Parallèlement, l'UEO devrait être rapidement élargie aux nouvelles démocraties d'Europe de l'Est. Le corollaire de cette ouverture réside dans un véritable partenariat entre l'UEO et la Russie, qui matérialiserait la volonté commune des pays européens de conforter et de garantir la stabilité du continent.

2. La nouvelle carte politique de l'Europe exige également de se libérer des schémas de la guerre froide pour promouvoir une conception large de la sécurité, dépassant de beaucoup les seuls aspects militaires. L'Europe doit envisager de se doter, au sein du système des Nations unies, d'une organisation de sécurité qui lui soit propre et à laquelle ont vocation à participer tous les pays du continent, y compris la Russie, l'Ukraine et la Biélorussie. Chacun doit se convaincre de cette évidence première qu'il ne peut exister ni paix ni prospérité durables sur le continent européen qui n'associent pleinement la Russie, plus que jamais élément clé de l'équilibre et de la stabilité.
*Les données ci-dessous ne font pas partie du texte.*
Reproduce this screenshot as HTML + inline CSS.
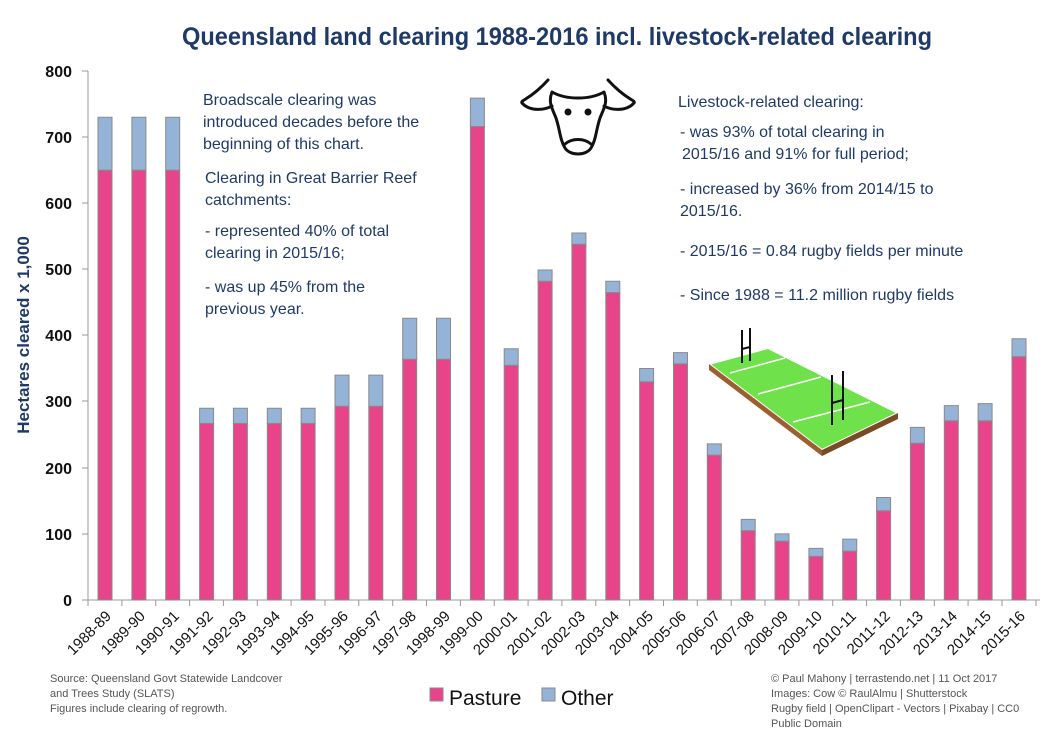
<!DOCTYPE html>
<html><head><meta charset="utf-8"><style>
body{margin:0;background:#fff;}
svg text{font-family:"Liberation Sans",sans-serif;}
</style></head><body>
<svg width="1052" height="739" xmlns="http://www.w3.org/2000/svg">
<rect width="1052" height="739" fill="#fff"/>
<text x="182" y="45" font-size="25" font-weight="bold" fill="#1f3a68" textLength="750" lengthAdjust="spacingAndGlyphs">Queensland land clearing 1988-2016 incl. livestock-related clearing</text>
<line x1="88" y1="71" x2="88" y2="600" stroke="#999"/>
<line x1="88" y1="600" x2="1040" y2="600" stroke="#999"/>
<g stroke="#999">
<line x1="82" y1="600" x2="88" y2="600"/><line x1="82" y1="534" x2="88" y2="534"/><line x1="82" y1="468" x2="88" y2="468"/><line x1="82" y1="401" x2="88" y2="401"/><line x1="82" y1="335" x2="88" y2="335"/><line x1="82" y1="269" x2="88" y2="269"/><line x1="82" y1="203" x2="88" y2="203"/><line x1="82" y1="137" x2="88" y2="137"/><line x1="82" y1="71" x2="88" y2="71"/>
</g>
<g font-size="16" font-weight="bold" fill="#111" text-anchor="end">
<text x="72" y="606">0</text><text x="72" y="540">100</text><text x="72" y="474">200</text><text x="72" y="407">300</text><text x="72" y="341">400</text><text x="72" y="275">500</text><text x="72" y="209">600</text><text x="72" y="143">700</text><text x="72" y="77">800</text>
</g>
<text transform="translate(29,335) rotate(-90)" text-anchor="middle" font-size="17" font-weight="bold" fill="#1f3a68">Hectares cleared x 1,000</text>
<g transform="translate(0,600) scale(1,-0.6613)" stroke="#8a8a8a" stroke-width="1">
<g fill="#e8448a">
<rect x="98" width="14" y="0" height="650" vector-effect="non-scaling-stroke"/>
<rect x="131.9" width="14" y="0" height="650" vector-effect="non-scaling-stroke"/>
<rect x="165.7" width="14" y="0" height="650" vector-effect="non-scaling-stroke"/>
<rect x="199.6" width="14" y="0" height="267" vector-effect="non-scaling-stroke"/>
<rect x="233.4" width="14" y="0" height="267" vector-effect="non-scaling-stroke"/>
<rect x="267.3" width="14" y="0" height="267" vector-effect="non-scaling-stroke"/>
<rect x="301.1" width="14" y="0" height="267" vector-effect="non-scaling-stroke"/>
<rect x="335" width="14" y="0" height="293" vector-effect="non-scaling-stroke"/>
<rect x="368.8" width="14" y="0" height="293" vector-effect="non-scaling-stroke"/>
<rect x="402.7" width="14" y="0" height="364" vector-effect="non-scaling-stroke"/>
<rect x="436.5" width="14" y="0" height="364" vector-effect="non-scaling-stroke"/>
<rect x="470.4" width="14" y="0" height="716" vector-effect="non-scaling-stroke"/>
<rect x="504.2" width="14" y="0" height="355" vector-effect="non-scaling-stroke"/>
<rect x="538.1" width="14" y="0" height="482" vector-effect="non-scaling-stroke"/>
<rect x="571.9" width="14" y="0" height="538" vector-effect="non-scaling-stroke"/>
<rect x="605.8" width="14" y="0" height="465" vector-effect="non-scaling-stroke"/>
<rect x="639.6" width="14" y="0" height="330" vector-effect="non-scaling-stroke"/>
<rect x="673.5" width="14" y="0" height="357" vector-effect="non-scaling-stroke"/>
<rect x="707.3" width="14" y="0" height="219" vector-effect="non-scaling-stroke"/>
<rect x="741.2" width="14" y="0" height="105" vector-effect="non-scaling-stroke"/>
<rect x="775" width="14" y="0" height="89" vector-effect="non-scaling-stroke"/>
<rect x="808.9" width="14" y="0" height="66" vector-effect="non-scaling-stroke"/>
<rect x="842.7" width="14" y="0" height="74" vector-effect="non-scaling-stroke"/>
<rect x="876.6" width="14" y="0" height="135" vector-effect="non-scaling-stroke"/>
<rect x="910.4" width="14" y="0" height="237" vector-effect="non-scaling-stroke"/>
<rect x="944.3" width="14" y="0" height="271" vector-effect="non-scaling-stroke"/>
<rect x="978.1" width="14" y="0" height="271" vector-effect="non-scaling-stroke"/>
<rect x="1012" width="14" y="0" height="368" vector-effect="non-scaling-stroke"/>
</g>
<g fill="#95b3d7">
<rect x="98" width="14" y="650" height="80" vector-effect="non-scaling-stroke"/>
<rect x="131.9" width="14" y="650" height="80" vector-effect="non-scaling-stroke"/>
<rect x="165.7" width="14" y="650" height="80" vector-effect="non-scaling-stroke"/>
<rect x="199.6" width="14" y="267" height="23" vector-effect="non-scaling-stroke"/>
<rect x="233.4" width="14" y="267" height="23" vector-effect="non-scaling-stroke"/>
<rect x="267.3" width="14" y="267" height="23" vector-effect="non-scaling-stroke"/>
<rect x="301.1" width="14" y="267" height="23" vector-effect="non-scaling-stroke"/>
<rect x="335" width="14" y="293" height="47" vector-effect="non-scaling-stroke"/>
<rect x="368.8" width="14" y="293" height="47" vector-effect="non-scaling-stroke"/>
<rect x="402.7" width="14" y="364" height="62" vector-effect="non-scaling-stroke"/>
<rect x="436.5" width="14" y="364" height="62" vector-effect="non-scaling-stroke"/>
<rect x="470.4" width="14" y="716" height="43" vector-effect="non-scaling-stroke"/>
<rect x="504.2" width="14" y="355" height="25" vector-effect="non-scaling-stroke"/>
<rect x="538.1" width="14" y="482" height="17" vector-effect="non-scaling-stroke"/>
<rect x="571.9" width="14" y="538" height="17" vector-effect="non-scaling-stroke"/>
<rect x="605.8" width="14" y="465" height="17" vector-effect="non-scaling-stroke"/>
<rect x="639.6" width="14" y="330" height="20" vector-effect="non-scaling-stroke"/>
<rect x="673.5" width="14" y="357" height="17" vector-effect="non-scaling-stroke"/>
<rect x="707.3" width="14" y="219" height="17" vector-effect="non-scaling-stroke"/>
<rect x="741.2" width="14" y="105" height="17" vector-effect="non-scaling-stroke"/>
<rect x="775" width="14" y="89" height="11" vector-effect="non-scaling-stroke"/>
<rect x="808.9" width="14" y="66" height="12" vector-effect="non-scaling-stroke"/>
<rect x="842.7" width="14" y="74" height="18" vector-effect="non-scaling-stroke"/>
<rect x="876.6" width="14" y="135" height="20" vector-effect="non-scaling-stroke"/>
<rect x="910.4" width="14" y="237" height="24" vector-effect="non-scaling-stroke"/>
<rect x="944.3" width="14" y="271" height="23" vector-effect="non-scaling-stroke"/>
<rect x="978.1" width="14" y="271" height="26" vector-effect="non-scaling-stroke"/>
<rect x="1012" width="14" y="368" height="27" vector-effect="non-scaling-stroke"/>
</g>
</g>
<g stroke="#999">
<line x1="88" y1="600" x2="88" y2="606"/><line x1="121.9" y1="600" x2="121.9" y2="606"/><line x1="155.7" y1="600" x2="155.7" y2="606"/><line x1="189.6" y1="600" x2="189.6" y2="606"/><line x1="223.4" y1="600" x2="223.4" y2="606"/><line x1="257.3" y1="600" x2="257.3" y2="606"/><line x1="291.1" y1="600" x2="291.1" y2="606"/><line x1="325" y1="600" x2="325" y2="606"/><line x1="358.8" y1="600" x2="358.8" y2="606"/><line x1="392.7" y1="600" x2="392.7" y2="606"/><line x1="426.5" y1="600" x2="426.5" y2="606"/><line x1="460.4" y1="600" x2="460.4" y2="606"/><line x1="494.2" y1="600" x2="494.2" y2="606"/><line x1="528.1" y1="600" x2="528.1" y2="606"/><line x1="561.9" y1="600" x2="561.9" y2="606"/><line x1="595.8" y1="600" x2="595.8" y2="606"/><line x1="629.6" y1="600" x2="629.6" y2="606"/><line x1="663.5" y1="600" x2="663.5" y2="606"/><line x1="697.3" y1="600" x2="697.3" y2="606"/><line x1="731.2" y1="600" x2="731.2" y2="606"/><line x1="765" y1="600" x2="765" y2="606"/><line x1="798.9" y1="600" x2="798.9" y2="606"/><line x1="832.7" y1="600" x2="832.7" y2="606"/><line x1="866.6" y1="600" x2="866.6" y2="606"/><line x1="900.4" y1="600" x2="900.4" y2="606"/><line x1="934.3" y1="600" x2="934.3" y2="606"/><line x1="968.1" y1="600" x2="968.1" y2="606"/><line x1="1002" y1="600" x2="1002" y2="606"/><line x1="1036" y1="600" x2="1036" y2="606"/>
</g>
<g font-size="15" fill="#111" text-anchor="end">
<text transform="translate(112,617) rotate(-45)">1988-89</text>
<text transform="translate(146,617) rotate(-45)">1989-90</text>
<text transform="translate(180,617) rotate(-45)">1990-91</text>
<text transform="translate(214,617) rotate(-45)">1991-92</text>
<text transform="translate(247,617) rotate(-45)">1992-93</text>
<text transform="translate(281,617) rotate(-45)">1993-94</text>
<text transform="translate(315,617) rotate(-45)">1994-95</text>
<text transform="translate(349,617) rotate(-45)">1995-96</text>
<text transform="translate(383,617) rotate(-45)">1996-97</text>
<text transform="translate(417,617) rotate(-45)">1997-98</text>
<text transform="translate(451,617) rotate(-45)">1998-99</text>
<text transform="translate(484,617) rotate(-45)">1999-00</text>
<text transform="translate(518,617) rotate(-45)">2000-01</text>
<text transform="translate(552,617) rotate(-45)">2001-02</text>
<text transform="translate(586,617) rotate(-45)">2002-03</text>
<text transform="translate(620,617) rotate(-45)">2003-04</text>
<text transform="translate(654,617) rotate(-45)">2004-05</text>
<text transform="translate(687,617) rotate(-45)">2005-06</text>
<text transform="translate(721,617) rotate(-45)">2006-07</text>
<text transform="translate(755,617) rotate(-45)">2007-08</text>
<text transform="translate(789,617) rotate(-45)">2008-09</text>
<text transform="translate(823,617) rotate(-45)">2009-10</text>
<text transform="translate(857,617) rotate(-45)">2010-11</text>
<text transform="translate(891,617) rotate(-45)">2011-12</text>
<text transform="translate(924,617) rotate(-45)">2012-13</text>
<text transform="translate(958,617) rotate(-45)">2013-14</text>
<text transform="translate(992,617) rotate(-45)">2014-15</text>
<text transform="translate(1026,617) rotate(-45)">2015-16</text>
</g>
<g font-size="16" fill="#1f3a68">
<text x="203" y="105">Broadscale clearing was</text>
<text x="203" y="127">introduced decades before the</text>
<text x="203" y="149">beginning of this chart.</text>
<text x="205" y="183">Clearing in Great Barrier Reef</text>
<text x="205" y="205">catchments:</text>
<text x="205" y="236">- represented 40% of total</text>
<text x="205" y="258">clearing in 2015/16;</text>
<text x="205" y="292">- was up 45% from the</text>
<text x="205" y="314">previous year.</text>
<text x="678" y="107">Livestock-related clearing:</text>
<text x="680" y="137">- was 93% of total clearing in</text>
<text x="682" y="159">2015/16 and 91% for full period;</text>
<text x="680" y="194">- increased by 36% from 2014/15 to</text>
<text x="680" y="216">2015/16.</text>
<text x="680" y="256">- 2015/16 = 0.84 rugby fields per minute</text>
<text x="680" y="300">- Since 1988 = 11.2 million rugby fields</text>
</g>
<g fill="none" stroke="#111" stroke-width="3" stroke-linejoin="round" stroke-linecap="round">
<path d="M548 80 C530 100 520 100 522 103 C530 112 545 110 552 106"/>
<path d="M608 80 C626 100 636 100 634 103 C626 112 611 110 604 106"/>
<path d="M552 92 C548 102 552 108 556 118 C560 130 560 140 565 148 C570 156 586 156 591 148 C596 140 596 130 600 118 C604 108 608 102 604 92 C590 100 566 100 552 92 Z"/>
<circle cx="568" cy="112" r="2" fill="#111"/><circle cx="588" cy="112" r="2" fill="#111"/>
<path d="M565 144 C572 138 584 138 591 144"/>
</g>
<polygon points="709,364 768,348 898,413 822,450" fill="#6fe14a" stroke="#fff" stroke-width="2"/>
<polygon points="709,364 822,450 822,456 709,370" fill="#9b5f32"/>
<polygon points="822,450 898,413 898,419 822,456" fill="#7a4a26"/>
<g stroke="#fff" stroke-width="1.5" fill="none">
<line x1="730" y1="373" x2="785" y2="358"/><line x1="758" y1="394" x2="821" y2="377"/><line x1="793" y1="422" x2="870" y2="402"/>
</g>
<g stroke="#111" stroke-width="2"><line x1="742" y1="330" x2="742" y2="363"/><line x1="750" y1="328" x2="750" y2="361"/><line x1="742" y1="349" x2="750" y2="347"/>
<line x1="832" y1="375" x2="832" y2="425"/><line x1="843" y1="371" x2="843" y2="420"/><line x1="832" y1="403" x2="843" y2="400"/></g>
<g font-size="11" fill="#555">
<text x="50" y="682">Source: Queensland Govt Statewide Landcover</text>
<text x="50" y="697">and Trees Study (SLATS)</text>
<text x="50" y="712">Figures include clearing of regrowth.</text>
<text x="771" y="682">© Paul Mahony | terrastendo.net | 11 Oct 2017</text>
<text x="771" y="697">Images: Cow © RaulAlmu | Shutterstock</text>
<text x="771" y="712">Rugby field | OpenClipart - Vectors | Pixabay | CC0</text>
<text x="771" y="727">Public Domain</text>
</g>
<rect x="430" y="688" width="13" height="13" fill="#e8448a" stroke="#8a8a8a"/>
<text x="449" y="705" font-size="21" fill="#111">Pasture</text>
<rect x="542" y="688" width="13" height="13" fill="#95b3d7" stroke="#8a8a8a"/>
<text x="561" y="705" font-size="21" fill="#111">Other</text>
</svg>
</body></html>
Cette organisation de la Grande Europe pourrait voir le jour à partir d'une fusion de la CSCE et du pacte de stabilité dont l'initiative a été prise par la France. Sa pièce maîtresse serait un Conseil de sécurité où les principaux Etats d'Europe - dont la Russie - pourraient disposer d'un droit de veto.

La stabilité intéresse l'ensemble de nos peuples; l'inégalité des niveaux de développement constitue la raison la plus urgente de disposer d'un forum commun à tous. Le Conseil de l'Europe semble actuellement constituer le cadre privilégié pour des initiatives nouvelles. Un sommet des chefs d'Etat et de gouvernement pourrait être convoqué à l'automne 1995, afin que soient parallèlement élaborées les propositions sur l'avenir de la Grande Europe de la sécurité et la révision des institutions de l'Union, à la fois rendez-vous majeur et chance historique.

Philippe Séguin

* Président de l'Assemblée Nationale française.